I will post more information as these events happen (I can't exactly recreate them, they just occur every so often), but thank you very much for your help!

Hello @dperezmavro,

  1. When I say the pod logs, these are the kubernetes logs, as usually containerized applications log to stdout.

however, your deployment may shed some light on what is going on:

       livenessProbe:
          httpGet:
            path: /healthcheck
            port: 3000
            scheme: HTTP
        readinessProbe:
          httpGet:
            path: /healthcheck
            port: 3000
            scheme: HTTP

It is not a great idea to set your readiness check to be the same as the liveliness check. Liveliness failures result in the container/pod being stopped, and restarted. Readiness checks tell kubernetes that the pod is ready to receive traffic. With this configuration, as soon as a readiness check would fail, the pod gets completely restarted.

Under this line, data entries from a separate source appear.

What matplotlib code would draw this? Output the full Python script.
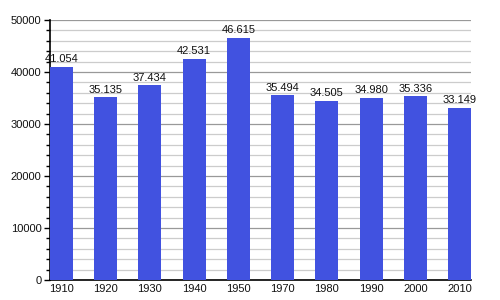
import matplotlib.pyplot as plt
from matplotlib.ticker import MultipleLocator

years = ["1910", "1920", "1930", "1940", "1950", "1970", "1980", "1990", "2000", "2010"]
population = [41054, 35135, 37434, 42531, 46615, 35494, 34505, 34980, 35336, 33149]
labels = ["41.054", "35.135", "37.434", "42.531", "46.615", "35.494", "34.505", "34.980", "35.336", "33.149"]


def main():
    plt.switch_backend('Agg')
    plt.rcParams["font.family"] = ["Liberation Sans", "DejaVu Sans"]
    fig = plt.figure(figsize=(5, 3), dpi=100)
    ax = fig.add_axes([0.1, 0.0667, 0.842, 0.8667])

    x = list(range(len(years)))
    # gap between 1950 and 1970 keeps the same spacing in the original
    bars = ax.bar(x, population, width=0.52, color="#4152e0", zorder=3)

    for rect, text in zip(bars, labels):
        ax.text(rect.get_x() + rect.get_width() / 2, rect.get_height() + 500, text,
                ha="center", va="bottom", fontsize=8, color="#111111")

    ax.set_xlim(-0.26, len(years) - 1 + 0.26)
    ax.set_ylim(0, 50000)
    ax.set_xticks(x)
    ax.set_xticklabels(years)
    ax.yaxis.set_major_locator(MultipleLocator(10000))
    ax.yaxis.set_minor_locator(MultipleLocator(2000))

    # Gridlines
    ax.grid(which="major", axis="y", color="#999999", linewidth=0.9, zorder=0)
    ax.grid(which="minor", axis="y", color="#cccccc", linewidth=0.9, zorder=0)

    for side in ["top", "right"]:
        ax.spines[side].set_visible(False)
    ax.spines["left"].set_linewidth(1.2)
    ax.spines["bottom"].set_linewidth(1.2)

    ax.tick_params(axis="y", which="major", length=4, width=1, labelsize=8, pad=2,
                   labelcolor="#111111")
    ax.tick_params(axis="y", which="minor", length=3, width=1)
    ax.tick_params(axis="x", length=0, labelsize=8, pad=3, labelcolor="#111111")

    fig.savefig("out.png")


if __name__ == "__main__":
    main()
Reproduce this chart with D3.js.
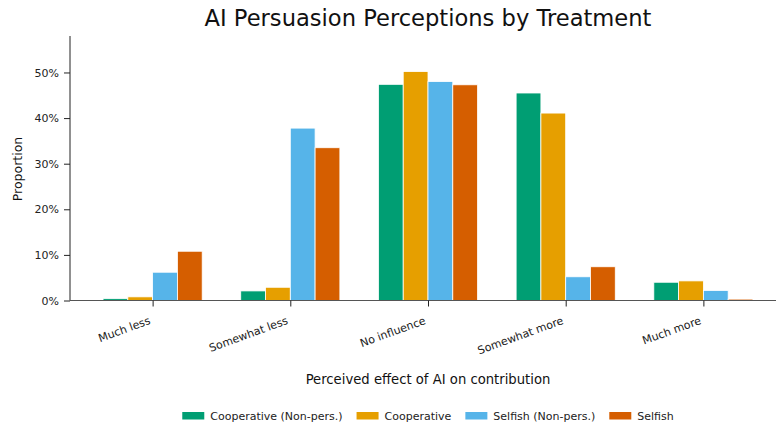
<!DOCTYPE html>
<html><head><meta charset="utf-8">
<script src="https://cdn.jsdelivr.net/npm/d3@7"></script>
<style>body{margin:0;background:#fff}svg{display:block;font-family:"DejaVu Sans",sans-serif}</style>
</head><body><svg id="c" width="776" height="428"></svg>
<script>
const categories = ["Much less","Somewhat less","No influence","Somewhat more","Much more"];
const seriesNames = ["Cooperative (Non-pers.)","Cooperative","Selfish (Non-pers.)","Selfish"];
const seriesColors = ["#009E73","#E69F00","#56B4E9","#D55E00"];
const coopNonPers = [0.004,0.021,0.474,0.455,0.040];
const coop        = [0.008,0.029,0.502,0.411,0.043];
const selfNonPers = [0.062,0.378,0.480,0.052,0.022];
const selfish     = [0.108,0.335,0.473,0.074,0.003];
const yTicks = [0,0.1,0.2,0.3,0.4,0.5];
const series = [coopNonPers, coop, selfNonPers, selfish];

const svg = d3.select("#c");
const x = d3.scaleLinear().domain([-0.6,4.6]).range([70,786]);
const y = d3.scaleLinear().domain([0,0.58]).range([300.5,36]);
const bw = 0.18;

// bars
series.forEach((vals,si)=>{
  svg.append("g").selectAll("rect").data(vals).join("rect")
    .attr("x",(d,i)=>x(i+(si-1.5)*bw-bw/2))
    .attr("width",x(bw)-x(0))
    .attr("y",d=>y(d))
    .attr("height",d=>y(0)-y(d))
    .attr("fill",seriesColors[si])
    .attr("stroke","#fff").attr("stroke-width",0.8);
});

// y axis
const ya = svg.append("g").attr("transform","translate(70,0)")
  .call(d3.axisLeft(y).tickValues(yTicks).tickFormat(d3.format(".0%")).tickSize(6).tickPadding(5));
ya.select(".domain").attr("d","M0,"+y(0)+"V36").attr("stroke","#222");
ya.selectAll(".tick line").attr("stroke","#222");
ya.selectAll("text").attr("font-size",11).attr("fill","#222").attr("font-family","DejaVu Sans");

// x axis
const xa = svg.append("g").attr("transform","translate(0,"+y(0)+")")
  .call(d3.axisBottom(x).tickValues(d3.range(categories.length)).tickFormat(i=>categories[i]).tickSize(6).tickPadding(4));
xa.select(".domain").attr("d","M70,0H786").attr("stroke","#555");
xa.selectAll(".tick line").attr("stroke","#222");
xa.selectAll(".tick text").attr("font-size",11).attr("fill","#222").attr("font-family","DejaVu Sans")
  .attr("text-anchor","end").attr("x",0).attr("y",0).attr("dy","0.78em")
  .attr("transform","translate(-5,15) rotate(-20)");

// titles
svg.append("text").attr("x",428).attr("y",26).attr("text-anchor","middle")
  .attr("font-size",22.6).attr("fill","#111").text("AI Persuasion Perceptions by Treatment");
svg.append("text").attr("x",428).attr("y",384).attr("text-anchor","middle")
  .attr("font-size",13.2).attr("fill","#111").text("Perceived effect of AI on contribution");
svg.append("text").attr("transform","translate(22,169) rotate(-90)").attr("text-anchor","middle")
  .attr("font-size",12.5).attr("fill","#111").text("Proportion");

// legend
const lg = svg.append("g").attr("font-size",11);
const widths = seriesNames.map(s=>{
  const t = lg.append("text").text(s); const w = t.node().getComputedTextLength(); t.remove(); return w;});
const patchW = 22, gap1 = 6, gap2 = 14;
const total = d3.sum(widths)+seriesNames.length*(patchW+gap1)+(seriesNames.length-1)*gap2;
let cx = 428-total/2;
seriesNames.forEach((s,i)=>{
  lg.append("rect").attr("x",cx).attr("y",412).attr("width",patchW).attr("height",7.5).attr("fill",seriesColors[i]);
  lg.append("text").attr("x",cx+patchW+gap1).attr("y",419.5).attr("fill","#222").text(s);
  cx += patchW+gap1+widths[i]+gap2;
});
</script></body></html>
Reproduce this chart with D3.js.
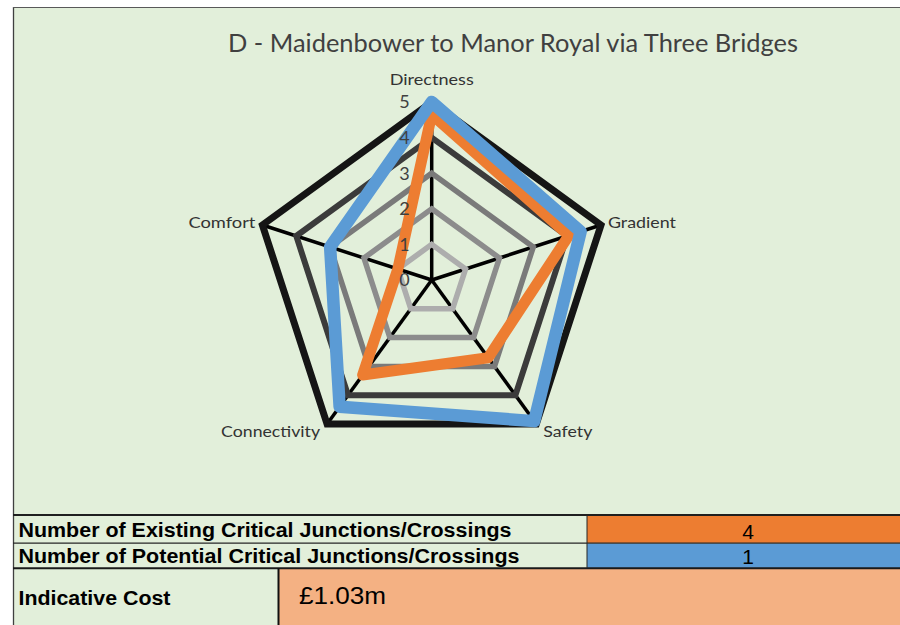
<!DOCTYPE html>
<html>
<head>
<meta charset="utf-8">
<script src="https://cdn.jsdelivr.net/npm/d3@7"></script>
<style>
  html, body { margin: 0; padding: 0; background: #ffffff; }
  svg { display: block; }
</style>
</head>
<body>
<svg id="chart" width="900" height="625"></svg>
<script>
// ---- data ----
const chartTitle = "D - Maidenbower to Manor Royal via Three Bridges";
const categories = ["Directness", "Gradient", "Safety", "Connectivity", "Comfort"];
const existingScores = [4.65, 4.05, 2.7, 3.3, 1.0];
const potentialScores = [5.0, 4.4, 4.9, 4.4, 3.0];
const scoreTicks = [0, 1, 2, 3, 4, 5];
const junctionLabels = ["Number of Existing Critical Junctions/Crossings",
                        "Number of Potential Critical Junctions/Crossings"];
const junctionCounts = [4, 1];
const costLabel = "Indicative Cost";
const costValue = "£1.03m";

// ---- layout & style ----
const W = 900, H = 625;
const cx = 431.7, cy = 280, R = 178;
const bg = "#e2efda";
const orange = "#ed7d31", blue = "#5b9bd5", peach = "#f4b183";
const textDark = "#404040";
const chartFont = "Lato, 'Open Sans', sans-serif";
const tableFont = "'Liberation Sans', Arial, sans-serif";
const gridColors = ["#adadad", "#8c8c8c", "#7a7a7a", "#3b3b3b", "#151515"];
const gridWidths = [5.5, 5.5, 5.5, 6, 7];

const svg = d3.select("#chart");

// sheet background and frame
svg.append("rect").attr("x", 0).attr("y", 0).attr("width", W).attr("height", H).attr("fill", "#ffffff");
svg.append("rect").attr("x", 13).attr("y", 7).attr("width", W - 13).attr("height", H - 7).attr("fill", bg);
svg.append("line").attr("x1", 13.5).attr("x2", 13.5).attr("y1", 7).attr("y2", H)
  .attr("stroke", "#404040").attr("stroke-width", 1.3);
svg.append("line").attr("x1", 13).attr("x2", W).attr("y1", 7.5).attr("y2", 7.5)
  .attr("stroke", "#595959").attr("stroke-width", 1.2);

// title
svg.append("text")
  .attr("x", 228).attr("y", 51.5)
  .attr("font-family", chartFont).attr("font-size", 25.5)
  .attr("fill", textDark)
  .attr("textLength", 570).attr("lengthAdjust", "spacingAndGlyphs")
  .text(chartTitle);

// ---- radar chart ----
const rScale = d3.scaleLinear().domain([0, 5]).range([0, R]);
const angle = d3.scaleLinear().domain([0, categories.length]).range([0, 2 * Math.PI]);

const g = svg.append("g").attr("transform", `translate(${cx},${cy})`);

const radial = d3.lineRadial()
  .angle((d, i) => angle(i))
  .radius(d => rScale(d))
  .curve(d3.curveLinearClosed);

// spokes
g.selectAll("line.spoke")
  .data(categories)
  .join("line")
  .attr("class", "spoke")
  .attr("x1", 0).attr("y1", 0)
  .attr("x2", (d, i) => rScale(5) * Math.sin(angle(i)))
  .attr("y2", (d, i) => -rScale(5) * Math.cos(angle(i)))
  .attr("stroke", "#000000")
  .attr("stroke-width", 3.5);

// ring gridlines for each score level
scoreTicks.filter(t => t > 0).forEach((t, k) => {
  g.append("path")
    .attr("d", radial(categories.map(() => t)))
    .attr("fill", "none")
    .attr("stroke", gridColors[k])
    .attr("stroke-width", gridWidths[k])
    .attr("stroke-linejoin", "miter");
});

// series
const series = [
  { values: existingScores, color: orange, width: 11 },
  { values: potentialScores, color: blue, width: 12.5 }
];
series.forEach(s => {
  g.append("path")
    .attr("d", radial(s.values))
    .attr("fill", "none")
    .attr("stroke", s.color)
    .attr("stroke-width", s.width)
    .attr("stroke-linejoin", "round");
});

// score tick labels along the first axis
g.selectAll("text.tick")
  .data(scoreTicks)
  .join("text")
  .attr("class", "tick")
  .attr("x", -22)
  .attr("y", d => -rScale(d))
  .attr("dy", "0.36em")
  .attr("text-anchor", "end")
  .attr("font-family", chartFont)
  .attr("font-size", 18)
  .attr("fill", textDark)
  .text(d => d);

// category labels
const labelWidths = { Directness: 84, Gradient: 68, Safety: 49, Connectivity: 99, Comfort: 67 };
g.selectAll("text.cat")
  .data(categories)
  .join("text")
  .attr("class", "cat")
  .each(function (d, i) {
    const a = angle(i);
    const px = rScale(5) * Math.sin(a), py = -rScale(5) * Math.cos(a);
    const s = Math.sin(a), c = Math.cos(a);
    const el = d3.select(this);
    if (Math.abs(s) < 0.1) {
      el.attr("x", px).attr("y", py - 23).attr("text-anchor", "middle");
    } else {
      el.attr("x", px + (s > 0 ? 7 : -7))
        .attr("y", py + (c > 0 ? -3 : 7))
        .attr("text-anchor", s > 0 ? "start" : "end");
    }
  })
  .attr("dy", "0.36em")
  .attr("font-family", chartFont)
  .attr("font-size", 16)
  .attr("fill", "#333333")
  .attr("textLength", d => labelWidths[d])
  .attr("lengthAdjust", "spacingAndGlyphs")
  .text(d => d);

// ---- summary table ----
const rowTop = [516, 543.5];
const rowH = [27, 24.5];
const valueX = 587;

rowTop.forEach((y, i) => {
  svg.append("rect")
    .attr("x", valueX).attr("y", y).attr("width", W - valueX).attr("height", rowH[i])
    .attr("fill", i === 0 ? orange : blue);
});

// cost cell
svg.append("rect").attr("x", 278).attr("y", 569).attr("width", W - 278).attr("height", H - 569).attr("fill", peach);

// table rules
svg.append("line").attr("x1", 13).attr("x2", W).attr("y1", 515).attr("y2", 515)
  .attr("stroke", "#1f1f1f").attr("stroke-width", 2);
svg.append("line").attr("x1", 13).attr("x2", W).attr("y1", 543.2).attr("y2", 543.2)
  .attr("stroke", "#262626").attr("stroke-width", 1.2);
svg.append("line").attr("x1", 13).attr("x2", W).attr("y1", 568.3).attr("y2", 568.3)
  .attr("stroke", "#1a1a1a").attr("stroke-width", 2);
svg.append("line").attr("x1", valueX).attr("x2", valueX).attr("y1", 515).attr("y2", 568)
  .attr("stroke", "#262626").attr("stroke-width", 1);
svg.append("line").attr("x1", 278.5).attr("x2", 278.5).attr("y1", 568).attr("y2", H)
  .attr("stroke", "#111111").attr("stroke-width", 2);

// row labels
const labelBaselines = [536.8, 562.6];
const labelLens = [493, 501];
junctionLabels.forEach((t, i) => {
  svg.append("text")
    .attr("x", 18.5).attr("y", labelBaselines[i])
    .attr("font-family", tableFont).attr("font-weight", "bold").attr("font-size", 20)
    .attr("fill", "#000000")
    .attr("textLength", labelLens[i]).attr("lengthAdjust", "spacingAndGlyphs")
    .text(t);
  svg.append("text")
    .attr("x", 748).attr("y", labelBaselines[i] + 1.8)
    .attr("text-anchor", "middle")
    .attr("font-family", tableFont).attr("font-size", 21)
    .attr("fill", "#000000")
    .text(junctionCounts[i]);
});

svg.append("text")
  .attr("x", 18.5).attr("y", 605)
  .attr("font-family", tableFont).attr("font-weight", "bold").attr("font-size", 20)
  .attr("fill", "#000000")
  .attr("textLength", 152).attr("lengthAdjust", "spacingAndGlyphs")
  .text(costLabel);

svg.append("text")
  .attr("x", 299).attr("y", 604)
  .attr("font-family", tableFont).attr("font-size", 24)
  .attr("fill", "#000000")
  .attr("textLength", 87).attr("lengthAdjust", "spacingAndGlyphs")
  .text(costValue);
</script>
</body>
</html>
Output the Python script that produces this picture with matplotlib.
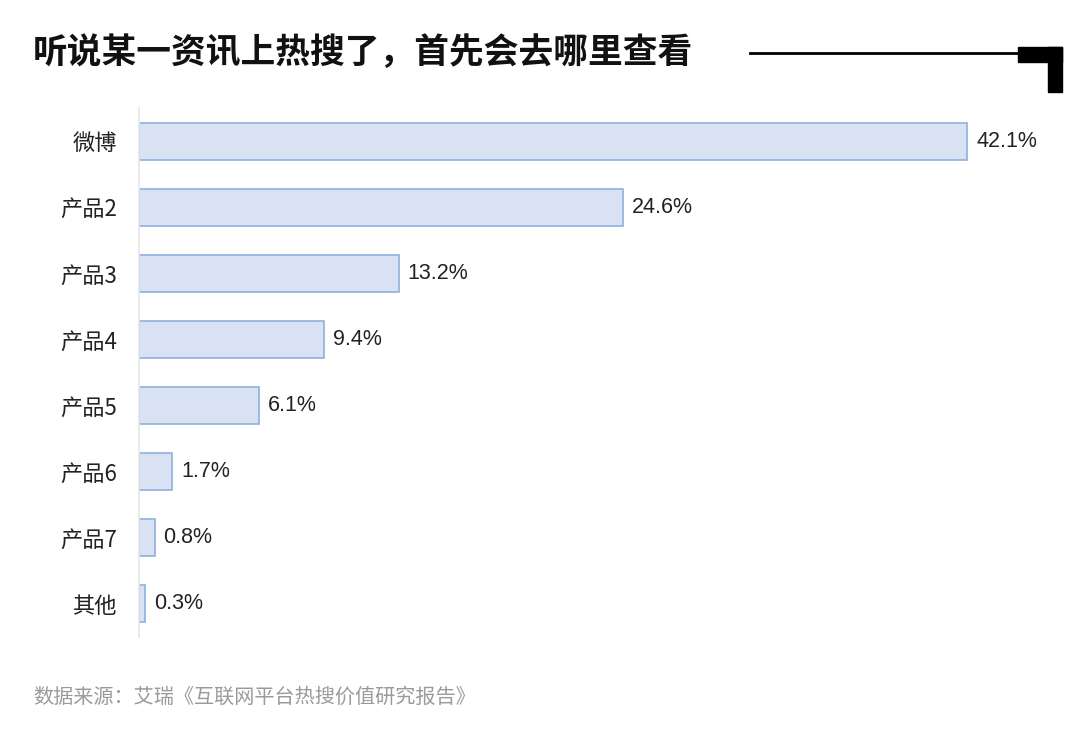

I would reconfigure your liveliness probes to be different than your readiness probes:
https://kubernetes.io/docs/tasks/configure-pod-container/configure-liveness-readiness-probes/

Hello @daniel.tomcej !

So there are 0 errors about the healthcheck failing on my logs, so I think the request never even reaches the pod for some reason (also the target pods themselves are not restarted at all).

I have now reconfigured the liveness probe to be this:

       livenessProbe:
        httpGet:
          path: "/healthcheck"
          port: {{ .Values.service.containerPort }}
        failureThreshold: 4
        initialDelaySeconds: 5
        periodSeconds: 5
        timeoutSeconds: 1

and I have removed the readiness probe just for testing purposes. Thank you for your help, I will keep this thread updated with any info I have!

@daniel.tomcej so in order to debug htis I have turned on datadog metrics for traefik and added a retry count of 3. I have also increased the time between healthchecks, mirroring the readiness/liveness probes in the traefik chart.